Source code of charts
________
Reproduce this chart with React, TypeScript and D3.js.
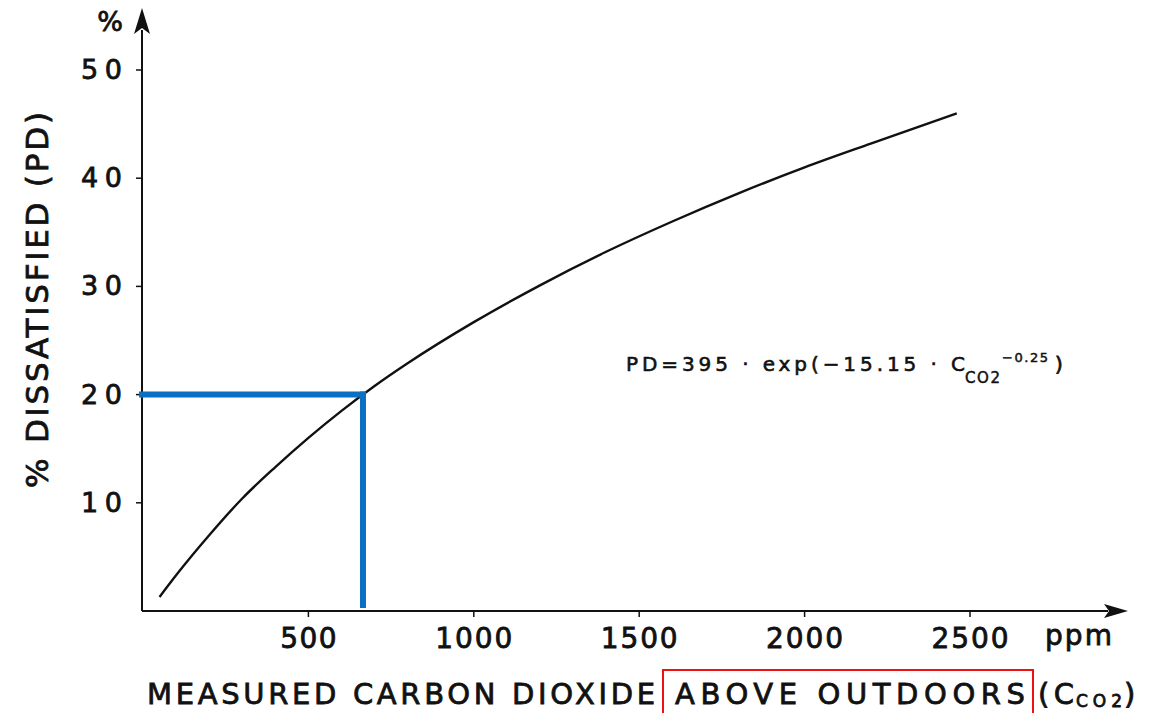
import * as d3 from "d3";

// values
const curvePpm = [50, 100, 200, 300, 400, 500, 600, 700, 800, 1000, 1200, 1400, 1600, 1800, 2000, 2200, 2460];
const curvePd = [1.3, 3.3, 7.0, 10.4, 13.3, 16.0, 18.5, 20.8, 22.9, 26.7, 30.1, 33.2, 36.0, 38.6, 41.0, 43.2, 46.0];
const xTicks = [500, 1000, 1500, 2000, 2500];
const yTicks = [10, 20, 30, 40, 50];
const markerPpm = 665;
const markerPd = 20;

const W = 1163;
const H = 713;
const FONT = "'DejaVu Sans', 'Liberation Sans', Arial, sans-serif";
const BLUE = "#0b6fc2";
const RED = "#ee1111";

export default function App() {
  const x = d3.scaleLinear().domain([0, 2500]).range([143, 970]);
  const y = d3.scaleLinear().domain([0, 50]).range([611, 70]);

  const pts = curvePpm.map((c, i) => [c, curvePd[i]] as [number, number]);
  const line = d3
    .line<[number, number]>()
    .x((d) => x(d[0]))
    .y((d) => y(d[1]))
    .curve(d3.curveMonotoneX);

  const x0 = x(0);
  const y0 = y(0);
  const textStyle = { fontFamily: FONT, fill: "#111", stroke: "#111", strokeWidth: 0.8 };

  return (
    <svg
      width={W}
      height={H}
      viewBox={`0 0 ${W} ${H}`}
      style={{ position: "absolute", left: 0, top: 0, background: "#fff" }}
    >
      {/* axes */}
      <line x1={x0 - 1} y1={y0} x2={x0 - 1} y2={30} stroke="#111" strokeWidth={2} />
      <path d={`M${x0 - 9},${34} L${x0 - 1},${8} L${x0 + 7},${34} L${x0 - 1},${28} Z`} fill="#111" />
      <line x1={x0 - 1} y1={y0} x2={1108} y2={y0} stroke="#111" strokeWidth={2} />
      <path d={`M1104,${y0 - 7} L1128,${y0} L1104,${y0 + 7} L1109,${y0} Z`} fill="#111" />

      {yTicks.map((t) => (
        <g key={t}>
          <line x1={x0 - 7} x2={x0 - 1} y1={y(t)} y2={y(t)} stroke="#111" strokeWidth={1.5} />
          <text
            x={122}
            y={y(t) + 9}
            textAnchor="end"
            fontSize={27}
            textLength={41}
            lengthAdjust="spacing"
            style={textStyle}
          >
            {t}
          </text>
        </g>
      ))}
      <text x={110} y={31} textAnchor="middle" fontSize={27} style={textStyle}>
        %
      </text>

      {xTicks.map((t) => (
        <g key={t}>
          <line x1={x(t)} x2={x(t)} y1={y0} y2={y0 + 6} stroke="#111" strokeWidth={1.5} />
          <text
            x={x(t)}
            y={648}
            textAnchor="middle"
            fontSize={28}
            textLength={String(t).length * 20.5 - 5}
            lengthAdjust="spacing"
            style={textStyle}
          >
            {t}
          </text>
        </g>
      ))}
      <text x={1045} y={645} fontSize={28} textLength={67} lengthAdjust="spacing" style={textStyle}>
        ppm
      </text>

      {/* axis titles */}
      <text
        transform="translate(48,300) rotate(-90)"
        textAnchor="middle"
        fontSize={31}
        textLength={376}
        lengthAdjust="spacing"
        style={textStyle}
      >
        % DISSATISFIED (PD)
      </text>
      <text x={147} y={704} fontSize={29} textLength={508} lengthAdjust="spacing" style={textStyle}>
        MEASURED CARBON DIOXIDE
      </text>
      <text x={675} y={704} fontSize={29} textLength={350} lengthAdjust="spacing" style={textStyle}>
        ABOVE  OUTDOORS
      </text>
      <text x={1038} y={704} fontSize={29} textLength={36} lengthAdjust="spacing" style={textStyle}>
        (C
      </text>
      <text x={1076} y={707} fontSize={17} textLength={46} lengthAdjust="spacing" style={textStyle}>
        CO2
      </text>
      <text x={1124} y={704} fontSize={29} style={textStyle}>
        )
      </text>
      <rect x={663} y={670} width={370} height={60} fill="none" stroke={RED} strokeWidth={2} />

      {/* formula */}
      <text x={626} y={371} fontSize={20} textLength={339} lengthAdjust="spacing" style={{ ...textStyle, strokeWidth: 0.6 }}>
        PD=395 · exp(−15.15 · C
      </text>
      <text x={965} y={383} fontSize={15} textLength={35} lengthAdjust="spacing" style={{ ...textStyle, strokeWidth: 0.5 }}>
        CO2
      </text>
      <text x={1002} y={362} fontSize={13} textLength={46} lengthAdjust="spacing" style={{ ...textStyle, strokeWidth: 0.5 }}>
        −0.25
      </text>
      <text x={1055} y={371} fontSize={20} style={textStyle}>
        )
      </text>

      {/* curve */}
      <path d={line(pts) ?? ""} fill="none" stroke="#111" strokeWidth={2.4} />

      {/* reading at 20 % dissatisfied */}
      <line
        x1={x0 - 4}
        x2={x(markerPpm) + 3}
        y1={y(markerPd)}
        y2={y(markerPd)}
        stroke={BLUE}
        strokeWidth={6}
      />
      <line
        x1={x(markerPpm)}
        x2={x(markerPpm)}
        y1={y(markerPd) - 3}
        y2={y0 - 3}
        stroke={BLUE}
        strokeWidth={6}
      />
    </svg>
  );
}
________
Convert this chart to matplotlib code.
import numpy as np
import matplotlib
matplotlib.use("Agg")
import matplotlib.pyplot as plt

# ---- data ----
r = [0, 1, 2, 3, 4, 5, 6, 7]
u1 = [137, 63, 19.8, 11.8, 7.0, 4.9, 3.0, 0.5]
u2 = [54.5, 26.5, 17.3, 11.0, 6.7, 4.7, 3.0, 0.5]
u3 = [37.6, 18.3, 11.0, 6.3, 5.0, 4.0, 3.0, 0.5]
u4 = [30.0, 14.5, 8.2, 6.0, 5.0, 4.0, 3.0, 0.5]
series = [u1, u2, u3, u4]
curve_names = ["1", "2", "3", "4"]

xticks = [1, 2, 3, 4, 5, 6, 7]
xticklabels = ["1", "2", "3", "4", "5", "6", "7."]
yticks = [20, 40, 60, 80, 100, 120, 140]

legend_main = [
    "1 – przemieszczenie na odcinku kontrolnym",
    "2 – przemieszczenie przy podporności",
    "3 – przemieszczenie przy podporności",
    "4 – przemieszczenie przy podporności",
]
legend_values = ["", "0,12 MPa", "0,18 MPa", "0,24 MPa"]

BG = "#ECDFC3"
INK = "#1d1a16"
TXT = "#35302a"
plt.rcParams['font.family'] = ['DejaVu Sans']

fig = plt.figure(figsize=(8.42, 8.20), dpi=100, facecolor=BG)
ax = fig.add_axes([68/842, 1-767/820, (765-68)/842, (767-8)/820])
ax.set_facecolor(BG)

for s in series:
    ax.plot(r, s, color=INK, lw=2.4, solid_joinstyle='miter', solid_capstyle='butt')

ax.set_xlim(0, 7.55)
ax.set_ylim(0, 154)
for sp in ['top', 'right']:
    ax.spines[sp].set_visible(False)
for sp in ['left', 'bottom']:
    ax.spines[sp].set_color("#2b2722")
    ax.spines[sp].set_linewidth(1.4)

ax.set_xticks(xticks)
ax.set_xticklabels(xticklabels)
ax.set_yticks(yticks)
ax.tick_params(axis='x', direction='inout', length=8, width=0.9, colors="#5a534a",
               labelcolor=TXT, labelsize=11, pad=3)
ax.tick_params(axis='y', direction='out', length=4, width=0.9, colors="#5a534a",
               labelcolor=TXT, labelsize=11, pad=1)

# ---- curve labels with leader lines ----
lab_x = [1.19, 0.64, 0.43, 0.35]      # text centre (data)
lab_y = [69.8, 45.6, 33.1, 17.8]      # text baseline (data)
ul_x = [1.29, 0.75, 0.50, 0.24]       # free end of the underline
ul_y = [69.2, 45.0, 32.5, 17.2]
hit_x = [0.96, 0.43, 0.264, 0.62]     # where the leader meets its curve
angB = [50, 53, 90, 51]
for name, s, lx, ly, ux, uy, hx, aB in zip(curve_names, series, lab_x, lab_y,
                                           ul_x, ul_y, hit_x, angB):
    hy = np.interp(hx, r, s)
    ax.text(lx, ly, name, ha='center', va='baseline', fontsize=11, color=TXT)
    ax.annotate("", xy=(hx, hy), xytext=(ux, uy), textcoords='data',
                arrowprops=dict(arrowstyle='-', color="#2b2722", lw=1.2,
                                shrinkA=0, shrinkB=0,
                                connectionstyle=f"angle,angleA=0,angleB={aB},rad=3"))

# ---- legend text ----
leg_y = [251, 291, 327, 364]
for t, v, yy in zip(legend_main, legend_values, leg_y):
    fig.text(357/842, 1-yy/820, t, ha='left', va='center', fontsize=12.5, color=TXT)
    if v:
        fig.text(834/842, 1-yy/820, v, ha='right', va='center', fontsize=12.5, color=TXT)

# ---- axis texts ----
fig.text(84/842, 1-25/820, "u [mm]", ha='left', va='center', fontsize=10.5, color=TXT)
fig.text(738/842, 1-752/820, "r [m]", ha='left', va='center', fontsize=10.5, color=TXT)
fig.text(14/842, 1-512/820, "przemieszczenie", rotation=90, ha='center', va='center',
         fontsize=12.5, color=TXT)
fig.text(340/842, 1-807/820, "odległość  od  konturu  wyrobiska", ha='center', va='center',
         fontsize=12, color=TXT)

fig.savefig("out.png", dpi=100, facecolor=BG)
________
AIM: Look back at the entries above. Retype the line with "Convert this chart to matplotlib code.", the line with "lw=2.4, solid_joinstyle='miter', solid_capstyle='butt')", and all lines in between.

FULL RESPONSE:
Convert this chart to matplotlib code.
import numpy as np
import matplotlib
matplotlib.use("Agg")
import matplotlib.pyplot as plt

# ---- data ----
r = [0, 1, 2, 3, 4, 5, 6, 7]
u1 = [137, 63, 19.8, 11.8, 7.0, 4.9, 3.0, 0.5]
u2 = [54.5, 26.5, 17.3, 11.0, 6.7, 4.7, 3.0, 0.5]
u3 = [37.6, 18.3, 11.0, 6.3, 5.0, 4.0, 3.0, 0.5]
u4 = [30.0, 14.5, 8.2, 6.0, 5.0, 4.0, 3.0, 0.5]
series = [u1, u2, u3, u4]
curve_names = ["1", "2", "3", "4"]

xticks = [1, 2, 3, 4, 5, 6, 7]
xticklabels = ["1", "2", "3", "4", "5", "6", "7."]
yticks = [20, 40, 60, 80, 100, 120, 140]

legend_main = [
    "1 – przemieszczenie na odcinku kontrolnym",
    "2 – przemieszczenie przy podporności",
    "3 – przemieszczenie przy podporności",
    "4 – przemieszczenie przy podporności",
]
legend_values = ["", "0,12 MPa", "0,18 MPa", "0,24 MPa"]

BG = "#ECDFC3"
INK = "#1d1a16"
TXT = "#35302a"
plt.rcParams['font.family'] = ['DejaVu Sans']

fig = plt.figure(figsize=(8.42, 8.20), dpi=100, facecolor=BG)
ax = fig.add_axes([68/842, 1-767/820, (765-68)/842, (767-8)/820])
ax.set_facecolor(BG)

for s in series:
    ax.plot(r, s, color=INK, lw=2.4, solid_joinstyle='miter', solid_capstyle='butt')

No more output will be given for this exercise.